▸ Task directions: Transcribe the material below exactly as it appears.

▸ Data lines:
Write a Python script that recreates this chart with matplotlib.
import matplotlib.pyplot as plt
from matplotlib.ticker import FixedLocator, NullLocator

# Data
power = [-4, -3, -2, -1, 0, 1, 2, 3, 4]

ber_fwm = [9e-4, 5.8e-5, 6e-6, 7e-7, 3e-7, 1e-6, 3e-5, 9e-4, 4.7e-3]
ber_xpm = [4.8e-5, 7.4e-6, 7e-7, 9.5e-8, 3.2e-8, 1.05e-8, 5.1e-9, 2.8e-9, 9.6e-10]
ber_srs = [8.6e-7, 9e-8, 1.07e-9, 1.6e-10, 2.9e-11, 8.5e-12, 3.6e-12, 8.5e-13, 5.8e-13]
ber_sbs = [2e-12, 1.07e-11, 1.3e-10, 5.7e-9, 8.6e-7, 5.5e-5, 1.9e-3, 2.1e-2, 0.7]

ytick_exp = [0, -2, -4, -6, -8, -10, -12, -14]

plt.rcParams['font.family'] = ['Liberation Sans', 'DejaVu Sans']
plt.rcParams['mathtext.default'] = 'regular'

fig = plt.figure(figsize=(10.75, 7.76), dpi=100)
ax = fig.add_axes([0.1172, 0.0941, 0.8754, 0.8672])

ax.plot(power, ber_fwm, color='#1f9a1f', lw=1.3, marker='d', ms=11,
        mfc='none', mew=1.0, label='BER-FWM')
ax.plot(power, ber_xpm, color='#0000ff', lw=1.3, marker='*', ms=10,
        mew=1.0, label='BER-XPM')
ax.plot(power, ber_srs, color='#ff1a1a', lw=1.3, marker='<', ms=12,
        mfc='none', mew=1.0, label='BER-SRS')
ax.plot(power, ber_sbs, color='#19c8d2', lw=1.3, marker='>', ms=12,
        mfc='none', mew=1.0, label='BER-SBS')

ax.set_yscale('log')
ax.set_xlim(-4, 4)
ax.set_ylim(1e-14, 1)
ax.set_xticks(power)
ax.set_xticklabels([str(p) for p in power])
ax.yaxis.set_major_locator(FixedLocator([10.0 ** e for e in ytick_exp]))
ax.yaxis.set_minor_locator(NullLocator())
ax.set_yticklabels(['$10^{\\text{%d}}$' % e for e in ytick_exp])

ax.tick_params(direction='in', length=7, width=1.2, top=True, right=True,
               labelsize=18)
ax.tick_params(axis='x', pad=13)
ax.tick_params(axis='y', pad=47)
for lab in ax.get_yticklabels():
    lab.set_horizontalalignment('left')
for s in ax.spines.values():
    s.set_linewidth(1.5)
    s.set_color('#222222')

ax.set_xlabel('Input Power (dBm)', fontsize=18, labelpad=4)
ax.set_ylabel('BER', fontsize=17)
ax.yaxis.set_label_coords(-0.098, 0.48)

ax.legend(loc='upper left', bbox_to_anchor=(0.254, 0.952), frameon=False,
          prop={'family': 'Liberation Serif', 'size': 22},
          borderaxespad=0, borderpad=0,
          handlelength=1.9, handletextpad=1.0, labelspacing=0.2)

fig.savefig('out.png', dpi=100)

▸ Output of the exercise:
Write a Python script that recreates this chart with matplotlib.
import matplotlib.pyplot as plt
from matplotlib.ticker import FixedLocator, NullLocator

# Data
power = [-4, -3, -2, -1, 0, 1, 2, 3, 4]

ber_fwm = [9e-4, 5.8e-5, 6e-6, 7e-7, 3e-7, 1e-6, 3e-5, 9e-4, 4.7e-3]
ber_xpm = [4.8e-5, 7.4e-6, 7e-7, 9.5e-8, 3.2e-8, 1.05e-8, 5.1e-9, 2.8e-9, 9.6e-10]
ber_srs = [8.6e-7, 9e-8, 1.07e-9, 1.6e-10, 2.9e-11, 8.5e-12, 3.6e-12, 8.5e-13, 5.8e-13]
ber_sbs = [2e-12, 1.07e-11, 1.3e-10, 5.7e-9, 8.6e-7, 5.5e-5, 1.9e-3, 2.1e-2, 0.7]

ytick_exp = [0, -2, -4, -6, -8, -10, -12, -14]

plt.rcParams['font.family'] = ['Liberation Sans', 'DejaVu Sans']
plt.rcParams['mathtext.default'] = 'regular'

fig = plt.figure(figsize=(10.75, 7.76), dpi=100)
ax = fig.add_axes([0.1172, 0.0941, 0.8754, 0.8672])

ax.plot(power, ber_fwm, color='#1f9a1f', lw=1.3, marker='d', ms=11,
        mfc='none', mew=1.0, label='BER-FWM')
ax.plot(power, ber_xpm, color='#0000ff', lw=1.3, marker='*', ms=10,
        mew=1.0, label='BER-XPM')
ax.plot(power, ber_srs, color='#ff1a1a', lw=1.3, marker='<', ms=12,
        mfc='none', mew=1.0, label='BER-SRS')
ax.plot(power, ber_sbs, color='#19c8d2', lw=1.3, marker='>', ms=12,
        mfc='none', mew=1.0, label='BER-SBS')

ax.set_yscale('log')
ax.set_xlim(-4, 4)
ax.set_ylim(1e-14, 1)
ax.set_xticks(power)
ax.set_xticklabels([str(p) for p in power])
ax.yaxis.set_major_locator(FixedLocator([10.0 ** e for e in ytick_exp]))
ax.yaxis.set_minor_locator(NullLocator())
ax.set_yticklabels(['$10^{\\text{%d}}$' % e for e in ytick_exp])

ax.tick_params(direction='in', length=7, width=1.2, top=True, right=True,
               labelsize=18)
ax.tick_params(axis='x', pad=13)
ax.tick_params(axis='y', pad=47)
for lab in ax.get_yticklabels():
    lab.set_horizontalalignment('left')
for s in ax.spines.values():
    s.set_linewidth(1.5)
    s.set_color('#222222')

ax.set_xlabel('Input Power (dBm)', fontsize=18, labelpad=4)
ax.set_ylabel('BER', fontsize=17)
ax.yaxis.set_label_coords(-0.098, 0.48)

ax.legend(loc='upper left', bbox_to_anchor=(0.254, 0.952), frameon=False,
          prop={'family': 'Liberation Serif', 'size': 22},
          borderaxespad=0, borderpad=0,
          handlelength=1.9, handletextpad=1.0, labelspacing=0.2)

fig.savefig('out.png', dpi=100)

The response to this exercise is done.